SANDEL: It’s of your own doing. And so this attitude toward success, which is bred by a focus on meritocracy, upward mobility, scrambling up the

ladder even as the rungs grow further apart, it has a toxic effect on our attitudes toward success.

And if I believe I’ve succeeded, thanks to my own doing. It’s very hard for me to look at someone else in my society less fortunate and say there –

– but for accident or the luck of the lottery or the grace of God, it’s harder and harder to say that if the successful inhale so deeply of their

own success, they believe they’ve done it on their own. And this is corrosive of solidarity, of commonality, with the sense that we are all in

this together. It’s corrosive of democratic citizenship.

SREENIVASAN: But it seems we’re caught up more in moral victories than anything else. I mean we could legislate our way through practical

solutions to problems but we want to score a point and we want to make sure the other guy or gal doesn’t. We’re almost locked into the structure that

we have because we can’t agree that it needs to change.

SANDEL: One of the most damaging effects of the inequality of recent decades is that we are losing those common spaces and public places in

everyday life. I call it the skyboxification of American life, thinking back to sports stadia and the fact that when I was growing up going to a

baseball game or — brought people together. There was class mixing. Whereas now we have these skyboxes where the affluent can watch in air-

conditioned comfort and not have to stand in long lines for the restroom.

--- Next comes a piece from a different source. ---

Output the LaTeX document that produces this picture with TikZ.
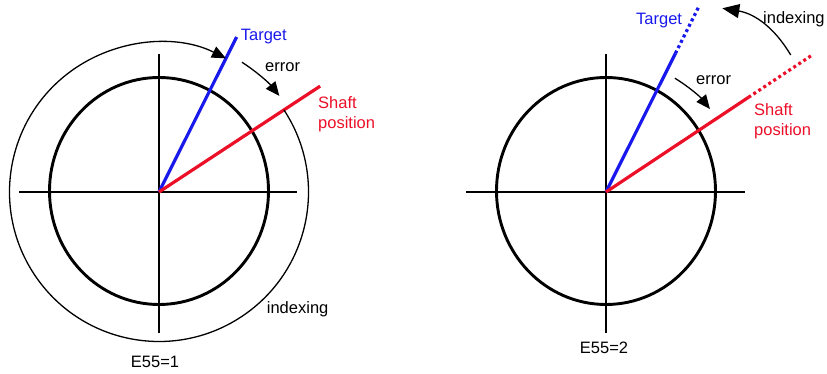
\documentclass[tikz,border=0pt]{standalone}
\usepackage{fontspec}
\setmainfont{Liberation Sans}
\usetikzlibrary{arrows.meta}
\usetikzlibrary{positioning}
\definecolor{tgtblue}{RGB}{25,25,235}
\definecolor{shaftred}{RGB}{235,15,40}
\pgfmathsetmacro{\myrx}{109.5}
\pgfmathsetmacro{\myry}{113.5}
\pgfmathsetmacro{\myro}{149.5}
\pgfmathsetmacro{\mytgt}{63.4}
\pgfmathsetmacro{\mysft}{33.3}
\tikzset{
  axis/.style={line width=2.8pt},
  ring/.style={line width=2.9pt},
  pointer/.style={line width=3.2pt},
  thinarc/.style={line width=1.3pt, -{Triangle[length=14pt,width=12pt]}},
  dots/.style={dash pattern=on 3pt off 3pt},
  lbl/.style={inner sep=0pt, font=\fontsize{16.5}{20}\selectfont}
}

\begin{document}
\begin{tikzpicture}[x=1pt, y=1pt]
\useasboundingbox (0,0) rectangle (827,374);

\begin{scope}[shift={(159,182)}]
\coordinate (lc) at (0,0);
\coordinate (lo) at (0,1);
\coordinate (lw) at (-140,0);
\coordinate (le) at (138,0);
\coordinate (ln) at (0,138);
\coordinate (ls) at (0,-141);
\coordinate (ltgt) at (\mytgt:173.4);
\coordinate (lsft) at (\mysft:192.8);
\draw[ring] (lo) ellipse[x radius=\myrx, y radius=\myry];
\draw[axis] (lw) -- (le);
\draw[axis] (ln) -- (ls);
\draw[pointer, tgtblue] (lc) -- (ltgt);
\draw[pointer, shaftred] (lc) -- (lsft);
\draw[thinarc] (\mysft:\myro) arc[start angle=\mysft, end angle=\mytgt-360, radius=\myro];
\draw[thinarc] (57.4:154) arc[start angle=57.4, end angle=38.6, radius=154];
\end{scope}

\node[lbl, text=tgtblue, right = 4pt of ltgt] (ltgtlbl) {Target};
\node[lbl, anchor=west] (lerr) at (265,307) {error};
\node[lbl, text=shaftred, anchor=north west, align=left] (lsftlbl) at (318,277.3) {Shaft\\position};
\node[lbl, anchor=west] (lidx) at (266.7,65) {indexing};
\node[lbl] (lname) at (155,12) {E55=1};

\begin{scope}[shift={(606,182)}]
\coordinate (rc) at (0,0);
\coordinate (ro) at (0,1);
\coordinate (rw) at (-140,0);
\coordinate (re) at (139,0);
\coordinate (rn) at (0,138);
\coordinate (rs) at (0,-141);
\coordinate (rtgt) at (\mytgt:155);
\coordinate (rtgtx) at (\mytgt:206);
\coordinate (rsft) at (33.6:171);
\coordinate (rsftx) at (33.6:248);
\draw[ring] (ro) ellipse[x radius=\myrx, y radius=\myry];
\draw[axis] (rw) -- (re);
\draw[axis] (rn) -- (rs);
\draw[pointer, tgtblue] (rc) -- (rtgt);
\draw[pointer, tgtblue, dots] (rtgt) -- (rtgtx);
\draw[pointer, shaftred] (rc) -- (rsft);
\draw[pointer, shaftred, dots] (rsft) -- (rsftx);
\draw[thinarc] (58.8:133) arc[start angle=58.8, end angle=38.6, radius=133];
\end{scope}

\coordinate (ridxa) at (790.7,319);
\coordinate (ridxb) at (722.3,365.7);
\draw[thinarc, -{Triangle[length=17pt,width=14pt]}] (ridxa) to[bend right=25] (ridxb);

\node[lbl, text=tgtblue, anchor=west] (rtgtlbl) at (636,353) {Target};
\node[lbl, anchor=west] (rerr) at (696,294) {error};
\node[lbl, text=shaftred, anchor=north west, align=left] (rsftlbl) at (754,270.7) {Shaft\\position};
\node[lbl, anchor=west] (ridx) at (763,355) {indexing};
\node[lbl] (rname) at (604,26) {E55=2};
\end{tikzpicture}
\end{document}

But this is happening throughout our society. There are fewer occasions of class mixing. Those who are affluent and those who are of modest means

live and work and shop and play in different places. We send our children to different schools.

And this is damaging to democracy. Democracy doesn’t require perfect equality. But what it does require is that people from different

backgrounds, different walks of life, bump up against one another in the course of their everyday lives because this is how we learn to negotiate

and to abide our differences. And this is how we come to care for the common good.

So one of the big tasks in revitalizing politics is to revive public neighborhoods, and parks, and recreation centers, and public

transportation, cultural facilities, and above all the public schools that bring people out of their segregated privatized forms of community into a

shared life a democratic citizenship. That’s a big project but wouldn’t it be refreshing if the two parties started debating ways of achieving that?

SREENIVASAN: Thanks so much for joining us.

SANDEL: My pleasure.

AMANPOUR: And that’s the time you plea for coming together as one country, as one people.

That’s it for our program tonight.

Thanks for watching Amanpour and Company on PBS and join us again tomorrow.